::: SOURCE EXCERPT :::

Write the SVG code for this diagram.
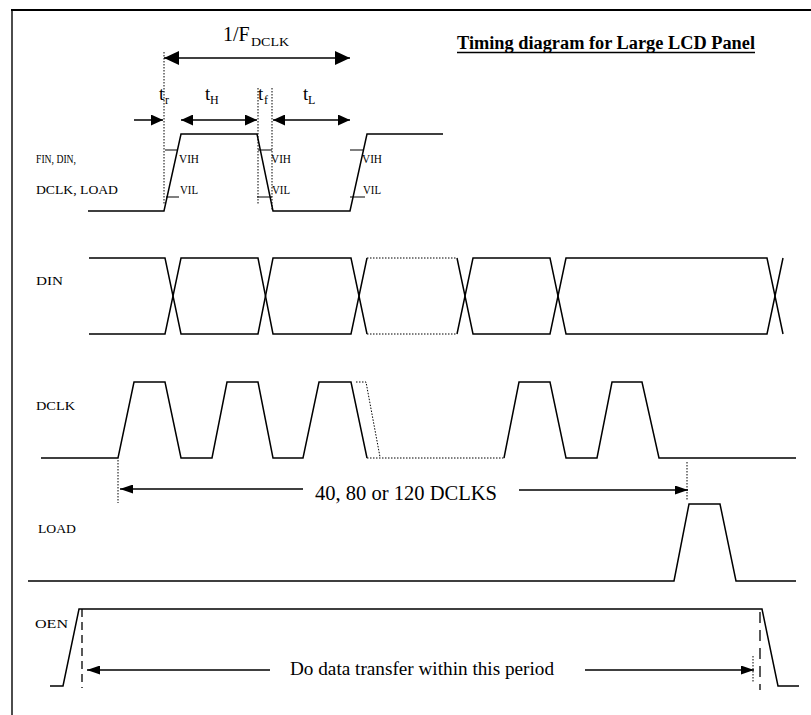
<svg xmlns="http://www.w3.org/2000/svg" width="811" height="715" viewBox="0 0 811 715">
<defs>
<style>
.w{fill:none;stroke:#000;stroke-width:1.5;stroke-linejoin:miter}
.dot{fill:none;stroke:#000;stroke-width:1;stroke-dasharray:1.5 1.5}
.dash{fill:none;stroke:#000;stroke-width:1.3}
.ar{fill:none;stroke:#000;stroke-width:1.5}
.tk{fill:none;stroke:#000;stroke-width:1.2}
.t{font-family:"Liberation Serif","Times New Roman",serif;fill:#000}
.lbl{font-size:12.5px}
.vv{font-size:13px}
</style>
<marker id="mL" viewBox="0 0 15 14" refX="15" refY="7" markerWidth="15" markerHeight="14" markerUnits="userSpaceOnUse" orient="auto-start-reverse"><path d="M0,0L15,7L0,14z" fill="#000"/></marker>
<marker id="mM" viewBox="0 0 12 11" refX="12" refY="5.5" markerWidth="12" markerHeight="11" markerUnits="userSpaceOnUse" orient="auto-start-reverse"><path d="M0,0L12,5.5L0,11z" fill="#000"/></marker>
<marker id="mS" viewBox="0 0 13 9" refX="13" refY="4.5" markerWidth="13" markerHeight="9" markerUnits="userSpaceOnUse" orient="auto-start-reverse"><path d="M0,0L13,4.5L0,9z" fill="#000"/></marker>
</defs>
<rect width="811" height="715" fill="#fff"/>
<g id="frame">
<line x1="11" y1="10" x2="811" y2="10" stroke="#000" stroke-width="2.2"/>
<line x1="12" y1="9" x2="12" y2="715" stroke="#000" stroke-width="1.4"/>
</g>
<g id="title">
<text class="t" x="457" y="49" font-size="18" font-weight="bold" textLength="298" lengthAdjust="spacingAndGlyphs">Timing diagram for Large LCD Panel</text>
<line x1="457" y1="52.5" x2="755" y2="52.5" stroke="#000" stroke-width="1.5"/>
</g>
<g id="sig-fin">
<text class="t lbl" x="36" y="163" textLength="40" lengthAdjust="spacingAndGlyphs">FIN, DIN,</text>
<text class="t lbl" x="36" y="194" textLength="82" lengthAdjust="spacingAndGlyphs">DCLK, LOAD</text>
<polyline class="w" points="88,211 164,211 181,134 257,134 273,211 350,211 367,134 443,134"/>
<path class="tk" d="M165,150H177M258,150H272M350,150H363M166,197H179M257,197H272M350,197H365"/>
<g class="t vv">
<text x="179" y="163" textLength="20" lengthAdjust="spacingAndGlyphs">VIH</text>
<text x="271" y="163" textLength="20" lengthAdjust="spacingAndGlyphs">VIH</text>
<text x="362" y="163" textLength="20" lengthAdjust="spacingAndGlyphs">VIH</text>
<text x="180" y="194" textLength="18" lengthAdjust="spacingAndGlyphs">VIL</text>
<text x="272" y="194" textLength="18" lengthAdjust="spacingAndGlyphs">VIL</text>
<text x="363" y="194" textLength="18" lengthAdjust="spacingAndGlyphs">VIL</text>
</g>
</g>
<g id="timing-labels">
<text class="t" x="223" y="41" font-size="20">1/F</text>
<text class="t" x="251" y="46" font-size="12" textLength="38" lengthAdjust="spacingAndGlyphs">DCLK</text>
<text class="t" x="159" y="100" font-size="19">t</text>
<text class="t" x="165" y="104" font-size="12">r</text>
<text class="t" x="205" y="100" font-size="19">t</text>
<text class="t" x="210" y="104" font-size="12">H</text>
<text class="t" x="258" y="100" font-size="19">t</text>
<text class="t" x="264" y="104" font-size="12">f</text>
<text class="t" x="303" y="100" font-size="19">t</text>
<text class="t" x="308" y="104" font-size="12">L</text>
</g>
<g id="sig-din">
<text class="t lbl" x="36" y="285" textLength="27" lengthAdjust="spacingAndGlyphs">DIN</text>
<polyline class="w" points="89,258 165,258 181,334 258,334 273,258 351,258 367,334"/>
<polyline class="w" points="89,334 165,334 181,258 258,258 273,334 351,334 367,258"/>
<path class="dot" d="M367,258H457M367,334H457"/>
<polyline class="w" points="457,258 473,334 550,334 566,258 767,258 783,334"/>
<polyline class="w" points="457,334 473,258 550,258 566,334 767,334 783,258"/>
</g>
<g id="sig-dclk">
<text class="t lbl" x="36" y="410" textLength="39" lengthAdjust="spacingAndGlyphs">DCLK</text>
<polyline class="w" points="41,458 118,458 134,382 165,382 181,458 212,458 227,382 258,382 273,458 303,458 319,382 351,382 367,458"/>
<path class="dot" d="M367,458H504"/>
<polyline class="dot" points="356,382 366,382 380,457"/>
<polyline class="w" points="504,458 519,382 550,382 566,458 597,458 612,382 642,382 659,458 796,458"/>
</g>
<g id="sig-load">
<text class="t lbl" x="38" y="533" textLength="38" lengthAdjust="spacingAndGlyphs">LOAD</text>
<polyline class="w" points="28,581 674,581 689,504 720,504 736,581 796,581"/>
</g>
<g id="sig-oen">
<text class="t lbl" x="35" y="628" textLength="33" lengthAdjust="spacingAndGlyphs">OEN</text>
<polyline class="w" points="50,686 63,686 79,609 762,609 778,686 799,686"/>
</g>
<g id="connectors">
<path class="dot" d="M164,52V205M258,88V205M272,88V211M118,460V503M687,462V500M753,656V682"/>
<line class="ar" x1="164" y1="58" x2="350" y2="58" marker-start="url(#mL)" marker-end="url(#mL)"/>
<line class="ar" x1="134" y1="120" x2="163" y2="120" marker-end="url(#mM)"/>
<line class="ar" x1="181" y1="120" x2="257" y2="120" marker-start="url(#mM)" marker-end="url(#mM)"/>
<line class="ar" x1="273" y1="120" x2="350" y2="120" marker-start="url(#mM)" marker-end="url(#mM)"/>
<line class="ar" x1="303" y1="489" x2="120" y2="489" marker-end="url(#mS)"/>
<line class="ar" x1="519" y1="490" x2="688" y2="490" marker-end="url(#mS)"/>
<line class="ar" x1="270" y1="670" x2="87" y2="670" marker-end="url(#mS)"/>
<line class="ar" x1="585" y1="670" x2="754" y2="670" marker-end="url(#mS)"/>
<line class="dash" x1="82" y1="609" x2="82" y2="688" stroke-dasharray="8 5"/>
<line class="dash" x1="760" y1="612" x2="760" y2="690" stroke-dasharray="11 7"/>
<text class="t" x="315" y="500" font-size="20" textLength="182" lengthAdjust="spacingAndGlyphs">40, 80 or 120 DCLKS</text>
<text class="t" x="290" y="675" font-size="19" textLength="264" lengthAdjust="spacingAndGlyphs">Do data transfer within this period</text>
</g>
</svg>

:::

### EXERCISE
Reply with only the number of lines in the material above where the string "diagram" appears.

### THE SOLUTION
2